TASK GOAL> Any pictures in the records below must be left out when you repeat the lines from the line containing "Write the matplotlib code for this chart." through the line containing "plt.rcParams['font.family'] = ['Noto" exactly.

━━ EXTRACTED MATERIAL

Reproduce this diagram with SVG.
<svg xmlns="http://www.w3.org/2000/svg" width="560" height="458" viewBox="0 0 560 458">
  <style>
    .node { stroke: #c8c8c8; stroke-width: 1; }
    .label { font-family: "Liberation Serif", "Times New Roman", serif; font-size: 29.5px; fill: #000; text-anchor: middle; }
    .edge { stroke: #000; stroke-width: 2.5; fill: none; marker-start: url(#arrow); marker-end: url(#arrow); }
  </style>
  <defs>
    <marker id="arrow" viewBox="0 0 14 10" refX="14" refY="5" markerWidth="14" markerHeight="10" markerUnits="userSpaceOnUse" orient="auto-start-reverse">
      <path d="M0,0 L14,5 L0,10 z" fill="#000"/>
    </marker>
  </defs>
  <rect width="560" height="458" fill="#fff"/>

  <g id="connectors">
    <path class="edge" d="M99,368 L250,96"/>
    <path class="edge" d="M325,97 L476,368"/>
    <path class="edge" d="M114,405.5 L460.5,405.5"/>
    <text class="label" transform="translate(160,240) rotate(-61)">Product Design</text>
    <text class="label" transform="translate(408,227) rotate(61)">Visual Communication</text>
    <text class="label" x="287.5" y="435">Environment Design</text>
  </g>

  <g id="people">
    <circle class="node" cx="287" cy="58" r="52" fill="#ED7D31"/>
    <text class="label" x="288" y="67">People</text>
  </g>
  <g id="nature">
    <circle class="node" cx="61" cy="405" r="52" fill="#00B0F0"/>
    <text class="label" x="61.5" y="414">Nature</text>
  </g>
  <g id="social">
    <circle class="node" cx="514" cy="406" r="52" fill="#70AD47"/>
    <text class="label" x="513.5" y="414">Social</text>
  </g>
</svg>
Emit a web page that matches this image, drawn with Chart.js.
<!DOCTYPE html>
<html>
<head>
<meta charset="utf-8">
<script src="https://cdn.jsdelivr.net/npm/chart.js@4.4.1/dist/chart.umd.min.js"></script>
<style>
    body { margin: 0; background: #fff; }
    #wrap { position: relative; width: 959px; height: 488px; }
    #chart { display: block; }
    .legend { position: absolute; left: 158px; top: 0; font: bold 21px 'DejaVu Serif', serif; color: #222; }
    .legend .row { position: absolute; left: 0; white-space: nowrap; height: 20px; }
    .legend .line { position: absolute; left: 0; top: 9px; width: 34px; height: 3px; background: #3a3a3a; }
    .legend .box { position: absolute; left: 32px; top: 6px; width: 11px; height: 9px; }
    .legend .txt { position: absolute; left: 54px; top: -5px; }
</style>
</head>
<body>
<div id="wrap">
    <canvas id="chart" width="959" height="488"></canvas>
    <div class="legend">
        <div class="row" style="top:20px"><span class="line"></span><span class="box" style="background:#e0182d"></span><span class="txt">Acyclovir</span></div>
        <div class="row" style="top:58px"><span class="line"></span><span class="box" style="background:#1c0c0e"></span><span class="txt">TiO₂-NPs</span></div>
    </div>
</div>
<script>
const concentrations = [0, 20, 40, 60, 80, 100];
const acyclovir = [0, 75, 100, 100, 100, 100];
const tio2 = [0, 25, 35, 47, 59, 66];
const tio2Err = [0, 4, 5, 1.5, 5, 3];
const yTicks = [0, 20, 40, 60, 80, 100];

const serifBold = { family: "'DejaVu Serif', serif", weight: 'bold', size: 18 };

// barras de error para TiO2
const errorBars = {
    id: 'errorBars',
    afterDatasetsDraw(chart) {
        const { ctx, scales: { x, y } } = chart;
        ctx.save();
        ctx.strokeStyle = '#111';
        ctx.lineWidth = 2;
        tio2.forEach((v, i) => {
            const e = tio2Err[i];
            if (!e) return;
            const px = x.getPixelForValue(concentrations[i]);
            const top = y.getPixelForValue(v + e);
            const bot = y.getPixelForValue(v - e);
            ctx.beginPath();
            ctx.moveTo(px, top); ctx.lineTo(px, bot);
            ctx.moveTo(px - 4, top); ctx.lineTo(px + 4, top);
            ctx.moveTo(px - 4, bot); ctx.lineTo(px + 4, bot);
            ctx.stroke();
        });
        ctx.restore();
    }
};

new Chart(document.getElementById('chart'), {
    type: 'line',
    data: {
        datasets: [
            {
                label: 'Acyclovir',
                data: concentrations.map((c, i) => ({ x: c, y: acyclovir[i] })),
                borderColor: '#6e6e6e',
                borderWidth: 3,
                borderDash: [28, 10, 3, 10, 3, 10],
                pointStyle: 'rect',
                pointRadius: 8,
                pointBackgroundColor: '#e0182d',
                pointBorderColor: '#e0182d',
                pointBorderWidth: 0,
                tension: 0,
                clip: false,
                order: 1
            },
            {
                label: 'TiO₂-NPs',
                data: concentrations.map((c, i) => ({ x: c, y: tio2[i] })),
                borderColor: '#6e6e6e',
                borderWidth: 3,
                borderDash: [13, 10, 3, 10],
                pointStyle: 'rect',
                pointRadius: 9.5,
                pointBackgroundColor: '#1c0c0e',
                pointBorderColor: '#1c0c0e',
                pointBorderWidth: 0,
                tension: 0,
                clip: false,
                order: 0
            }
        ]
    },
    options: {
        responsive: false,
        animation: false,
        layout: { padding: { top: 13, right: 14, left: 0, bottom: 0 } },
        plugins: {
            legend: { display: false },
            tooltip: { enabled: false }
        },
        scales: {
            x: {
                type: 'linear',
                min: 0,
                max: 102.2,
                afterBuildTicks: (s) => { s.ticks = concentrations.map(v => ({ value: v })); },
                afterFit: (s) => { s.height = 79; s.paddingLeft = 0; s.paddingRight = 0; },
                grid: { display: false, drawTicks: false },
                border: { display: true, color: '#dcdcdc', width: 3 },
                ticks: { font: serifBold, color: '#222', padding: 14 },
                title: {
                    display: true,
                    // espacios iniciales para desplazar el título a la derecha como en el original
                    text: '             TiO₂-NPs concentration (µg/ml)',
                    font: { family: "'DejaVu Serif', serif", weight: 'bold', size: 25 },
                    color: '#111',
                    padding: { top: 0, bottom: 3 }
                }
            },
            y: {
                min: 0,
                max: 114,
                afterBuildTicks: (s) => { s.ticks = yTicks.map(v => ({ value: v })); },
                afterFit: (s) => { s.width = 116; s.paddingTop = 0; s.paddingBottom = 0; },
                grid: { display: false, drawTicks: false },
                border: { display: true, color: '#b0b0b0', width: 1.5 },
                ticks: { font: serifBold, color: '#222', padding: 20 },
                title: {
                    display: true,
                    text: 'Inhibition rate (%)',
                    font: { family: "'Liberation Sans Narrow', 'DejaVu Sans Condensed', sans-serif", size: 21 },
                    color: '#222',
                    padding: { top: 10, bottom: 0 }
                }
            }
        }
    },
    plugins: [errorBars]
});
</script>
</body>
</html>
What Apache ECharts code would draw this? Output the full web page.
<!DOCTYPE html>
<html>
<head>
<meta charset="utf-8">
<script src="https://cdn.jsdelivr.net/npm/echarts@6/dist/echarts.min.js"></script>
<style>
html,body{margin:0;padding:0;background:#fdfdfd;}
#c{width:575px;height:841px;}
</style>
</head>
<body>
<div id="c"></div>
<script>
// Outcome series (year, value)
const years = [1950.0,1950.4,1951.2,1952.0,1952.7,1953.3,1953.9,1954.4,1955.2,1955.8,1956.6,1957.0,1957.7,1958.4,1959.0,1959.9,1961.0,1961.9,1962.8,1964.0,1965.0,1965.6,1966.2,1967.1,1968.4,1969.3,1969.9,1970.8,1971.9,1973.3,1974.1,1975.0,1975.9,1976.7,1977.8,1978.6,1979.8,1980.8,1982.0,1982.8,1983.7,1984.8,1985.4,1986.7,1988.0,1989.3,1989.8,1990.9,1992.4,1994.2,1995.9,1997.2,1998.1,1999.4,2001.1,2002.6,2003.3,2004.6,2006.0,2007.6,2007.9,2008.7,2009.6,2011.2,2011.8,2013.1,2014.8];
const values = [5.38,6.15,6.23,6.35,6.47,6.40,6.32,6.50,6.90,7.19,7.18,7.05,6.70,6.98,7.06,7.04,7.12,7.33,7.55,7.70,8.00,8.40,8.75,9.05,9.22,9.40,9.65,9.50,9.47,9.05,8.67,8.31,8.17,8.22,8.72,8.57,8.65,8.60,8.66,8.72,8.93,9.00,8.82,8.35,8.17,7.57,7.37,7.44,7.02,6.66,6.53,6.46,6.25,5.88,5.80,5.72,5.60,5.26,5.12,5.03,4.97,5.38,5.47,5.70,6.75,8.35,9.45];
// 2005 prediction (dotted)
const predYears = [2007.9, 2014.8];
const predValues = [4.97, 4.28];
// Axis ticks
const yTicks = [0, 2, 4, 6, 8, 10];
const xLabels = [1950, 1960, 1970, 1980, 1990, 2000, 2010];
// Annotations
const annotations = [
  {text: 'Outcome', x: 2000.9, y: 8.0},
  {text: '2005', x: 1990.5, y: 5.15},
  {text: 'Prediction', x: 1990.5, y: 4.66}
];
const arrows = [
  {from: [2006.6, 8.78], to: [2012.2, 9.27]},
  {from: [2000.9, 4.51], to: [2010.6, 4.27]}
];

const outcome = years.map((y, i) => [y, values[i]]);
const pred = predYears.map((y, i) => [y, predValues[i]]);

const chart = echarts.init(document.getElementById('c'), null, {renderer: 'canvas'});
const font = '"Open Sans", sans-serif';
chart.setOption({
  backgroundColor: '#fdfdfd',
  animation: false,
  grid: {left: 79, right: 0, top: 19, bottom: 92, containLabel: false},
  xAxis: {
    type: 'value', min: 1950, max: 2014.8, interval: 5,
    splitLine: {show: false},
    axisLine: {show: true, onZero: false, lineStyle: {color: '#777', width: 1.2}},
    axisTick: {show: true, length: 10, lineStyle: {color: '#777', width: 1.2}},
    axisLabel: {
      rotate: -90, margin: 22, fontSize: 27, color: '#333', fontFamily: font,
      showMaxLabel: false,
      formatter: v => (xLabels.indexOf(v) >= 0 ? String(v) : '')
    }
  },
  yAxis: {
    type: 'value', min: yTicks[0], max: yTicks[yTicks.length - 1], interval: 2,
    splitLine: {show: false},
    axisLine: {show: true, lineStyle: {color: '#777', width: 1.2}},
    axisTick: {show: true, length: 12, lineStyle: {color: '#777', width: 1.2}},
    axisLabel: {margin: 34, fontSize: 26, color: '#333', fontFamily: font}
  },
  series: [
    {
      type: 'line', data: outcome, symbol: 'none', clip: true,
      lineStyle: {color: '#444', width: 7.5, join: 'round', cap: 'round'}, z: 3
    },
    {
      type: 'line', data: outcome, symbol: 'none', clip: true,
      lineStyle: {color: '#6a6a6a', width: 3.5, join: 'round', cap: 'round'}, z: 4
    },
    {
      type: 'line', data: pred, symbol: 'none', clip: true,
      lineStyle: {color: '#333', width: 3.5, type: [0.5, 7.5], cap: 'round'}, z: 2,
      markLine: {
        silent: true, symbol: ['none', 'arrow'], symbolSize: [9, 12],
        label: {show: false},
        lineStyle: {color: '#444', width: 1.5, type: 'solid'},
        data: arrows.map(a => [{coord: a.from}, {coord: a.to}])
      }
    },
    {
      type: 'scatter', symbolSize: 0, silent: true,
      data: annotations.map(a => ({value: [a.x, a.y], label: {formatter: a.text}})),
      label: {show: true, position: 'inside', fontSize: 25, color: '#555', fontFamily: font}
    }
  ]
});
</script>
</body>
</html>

━━━━
━━ EXTRACTED MATERIAL

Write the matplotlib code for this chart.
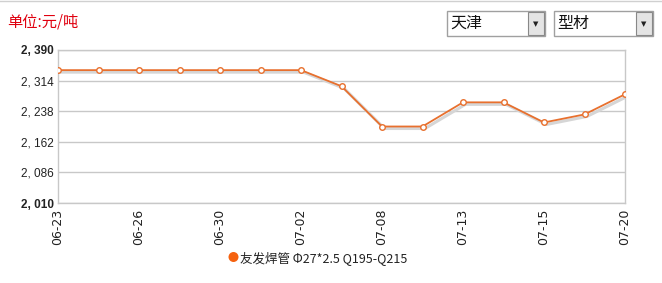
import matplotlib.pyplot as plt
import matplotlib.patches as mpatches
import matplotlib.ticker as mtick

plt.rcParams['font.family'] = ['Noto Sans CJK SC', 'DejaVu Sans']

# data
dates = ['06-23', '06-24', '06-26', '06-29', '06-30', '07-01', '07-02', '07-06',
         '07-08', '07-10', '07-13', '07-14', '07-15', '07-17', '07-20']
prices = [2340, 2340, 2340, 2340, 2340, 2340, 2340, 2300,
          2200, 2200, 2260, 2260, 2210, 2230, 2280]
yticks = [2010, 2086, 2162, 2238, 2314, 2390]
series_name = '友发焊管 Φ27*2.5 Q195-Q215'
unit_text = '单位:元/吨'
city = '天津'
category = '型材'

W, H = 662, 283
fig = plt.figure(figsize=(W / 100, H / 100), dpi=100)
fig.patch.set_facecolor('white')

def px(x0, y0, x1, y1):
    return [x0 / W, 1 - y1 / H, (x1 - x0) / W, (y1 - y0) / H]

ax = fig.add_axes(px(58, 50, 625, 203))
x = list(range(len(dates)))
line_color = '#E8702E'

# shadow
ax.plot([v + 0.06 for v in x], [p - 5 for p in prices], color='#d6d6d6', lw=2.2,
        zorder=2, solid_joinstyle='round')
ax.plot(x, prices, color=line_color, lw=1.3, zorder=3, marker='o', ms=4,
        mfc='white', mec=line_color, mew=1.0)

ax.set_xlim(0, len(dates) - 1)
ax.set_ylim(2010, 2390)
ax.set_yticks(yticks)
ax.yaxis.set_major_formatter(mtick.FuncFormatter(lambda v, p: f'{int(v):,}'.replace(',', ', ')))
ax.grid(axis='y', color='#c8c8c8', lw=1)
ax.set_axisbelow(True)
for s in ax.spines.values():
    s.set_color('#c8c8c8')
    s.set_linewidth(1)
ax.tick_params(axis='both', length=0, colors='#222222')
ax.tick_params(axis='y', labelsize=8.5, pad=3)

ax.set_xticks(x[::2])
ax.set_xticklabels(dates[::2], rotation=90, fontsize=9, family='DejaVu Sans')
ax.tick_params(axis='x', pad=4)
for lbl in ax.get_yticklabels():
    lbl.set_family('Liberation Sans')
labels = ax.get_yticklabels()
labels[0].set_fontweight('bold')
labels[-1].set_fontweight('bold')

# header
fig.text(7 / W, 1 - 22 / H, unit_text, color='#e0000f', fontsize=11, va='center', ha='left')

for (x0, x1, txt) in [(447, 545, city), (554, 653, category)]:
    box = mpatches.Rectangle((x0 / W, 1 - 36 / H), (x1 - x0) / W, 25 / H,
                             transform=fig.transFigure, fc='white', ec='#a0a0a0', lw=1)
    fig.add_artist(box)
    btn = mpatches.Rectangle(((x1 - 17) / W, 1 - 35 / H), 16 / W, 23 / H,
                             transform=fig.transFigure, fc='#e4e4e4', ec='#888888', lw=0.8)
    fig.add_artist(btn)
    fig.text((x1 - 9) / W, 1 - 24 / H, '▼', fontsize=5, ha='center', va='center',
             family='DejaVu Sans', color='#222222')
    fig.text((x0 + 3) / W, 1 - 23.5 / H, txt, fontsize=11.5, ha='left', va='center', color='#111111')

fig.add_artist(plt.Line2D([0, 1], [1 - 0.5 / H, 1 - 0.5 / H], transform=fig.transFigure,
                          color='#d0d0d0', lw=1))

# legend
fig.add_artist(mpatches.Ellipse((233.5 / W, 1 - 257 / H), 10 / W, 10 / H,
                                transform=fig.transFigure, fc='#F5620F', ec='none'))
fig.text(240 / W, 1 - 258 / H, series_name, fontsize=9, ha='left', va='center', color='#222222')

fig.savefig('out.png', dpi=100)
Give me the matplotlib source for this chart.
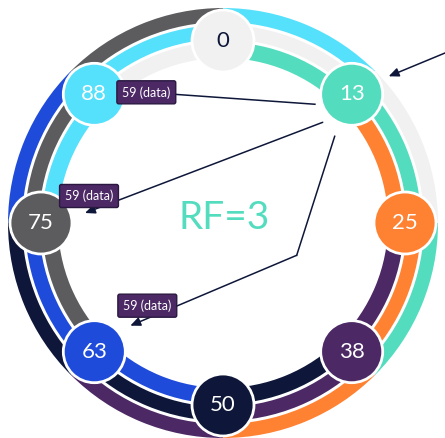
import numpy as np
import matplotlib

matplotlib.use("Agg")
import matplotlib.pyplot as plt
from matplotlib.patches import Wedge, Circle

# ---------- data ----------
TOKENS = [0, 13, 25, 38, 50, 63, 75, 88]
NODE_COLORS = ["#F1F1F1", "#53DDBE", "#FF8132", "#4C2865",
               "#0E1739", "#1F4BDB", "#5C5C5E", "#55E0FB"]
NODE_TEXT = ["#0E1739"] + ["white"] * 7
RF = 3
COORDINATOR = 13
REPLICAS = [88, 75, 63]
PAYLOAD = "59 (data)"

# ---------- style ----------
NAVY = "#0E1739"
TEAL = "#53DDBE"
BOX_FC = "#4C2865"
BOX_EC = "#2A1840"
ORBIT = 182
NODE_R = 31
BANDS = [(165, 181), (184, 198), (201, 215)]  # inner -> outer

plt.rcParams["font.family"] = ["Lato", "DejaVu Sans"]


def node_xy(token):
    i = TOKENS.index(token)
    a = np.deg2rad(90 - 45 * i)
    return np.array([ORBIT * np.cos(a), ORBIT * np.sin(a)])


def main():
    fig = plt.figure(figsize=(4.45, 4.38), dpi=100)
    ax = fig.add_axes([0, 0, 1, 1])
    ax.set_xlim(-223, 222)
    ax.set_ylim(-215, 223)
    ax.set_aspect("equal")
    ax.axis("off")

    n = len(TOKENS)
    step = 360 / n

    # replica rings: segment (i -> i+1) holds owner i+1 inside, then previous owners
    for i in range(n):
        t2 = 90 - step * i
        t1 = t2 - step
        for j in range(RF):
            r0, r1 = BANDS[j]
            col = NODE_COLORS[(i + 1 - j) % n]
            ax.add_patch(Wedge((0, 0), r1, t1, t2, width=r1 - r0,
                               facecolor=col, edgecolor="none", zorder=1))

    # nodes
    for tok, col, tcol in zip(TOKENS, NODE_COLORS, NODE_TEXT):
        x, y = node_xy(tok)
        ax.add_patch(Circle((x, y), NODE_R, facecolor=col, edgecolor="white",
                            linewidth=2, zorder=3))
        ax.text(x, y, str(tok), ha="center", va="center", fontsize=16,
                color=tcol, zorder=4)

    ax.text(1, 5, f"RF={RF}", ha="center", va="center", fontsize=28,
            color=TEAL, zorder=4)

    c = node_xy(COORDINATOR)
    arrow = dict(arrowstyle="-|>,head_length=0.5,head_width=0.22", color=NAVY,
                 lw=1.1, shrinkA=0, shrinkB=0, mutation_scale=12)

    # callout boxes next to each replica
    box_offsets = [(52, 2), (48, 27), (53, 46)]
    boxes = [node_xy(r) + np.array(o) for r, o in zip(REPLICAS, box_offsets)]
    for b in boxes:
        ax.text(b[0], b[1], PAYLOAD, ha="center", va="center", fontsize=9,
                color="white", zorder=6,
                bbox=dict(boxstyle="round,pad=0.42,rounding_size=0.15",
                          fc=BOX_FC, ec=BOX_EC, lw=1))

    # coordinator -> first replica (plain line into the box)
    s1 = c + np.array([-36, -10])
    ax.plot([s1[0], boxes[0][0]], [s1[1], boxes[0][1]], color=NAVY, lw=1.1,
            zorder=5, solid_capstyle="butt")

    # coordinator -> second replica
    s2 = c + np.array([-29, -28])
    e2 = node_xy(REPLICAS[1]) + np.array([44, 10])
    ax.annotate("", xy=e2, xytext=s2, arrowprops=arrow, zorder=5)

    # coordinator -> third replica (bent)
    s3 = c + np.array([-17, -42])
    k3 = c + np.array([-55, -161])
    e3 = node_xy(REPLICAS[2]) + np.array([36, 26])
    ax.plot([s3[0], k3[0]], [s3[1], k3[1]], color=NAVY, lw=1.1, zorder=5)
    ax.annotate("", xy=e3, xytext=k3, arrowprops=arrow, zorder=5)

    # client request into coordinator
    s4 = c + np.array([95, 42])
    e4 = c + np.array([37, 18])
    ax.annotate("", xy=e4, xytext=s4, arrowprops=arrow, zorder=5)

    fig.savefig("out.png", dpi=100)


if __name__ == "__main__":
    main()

━━━━

EXERCISE RESULT>
Write the matplotlib code for this chart.
import matplotlib.pyplot as plt
import matplotlib.patches as mpatches
import matplotlib.ticker as mtick

plt.rcParams['font.family'] = ['Noto Sans CJK SC', 'DejaVu Sans']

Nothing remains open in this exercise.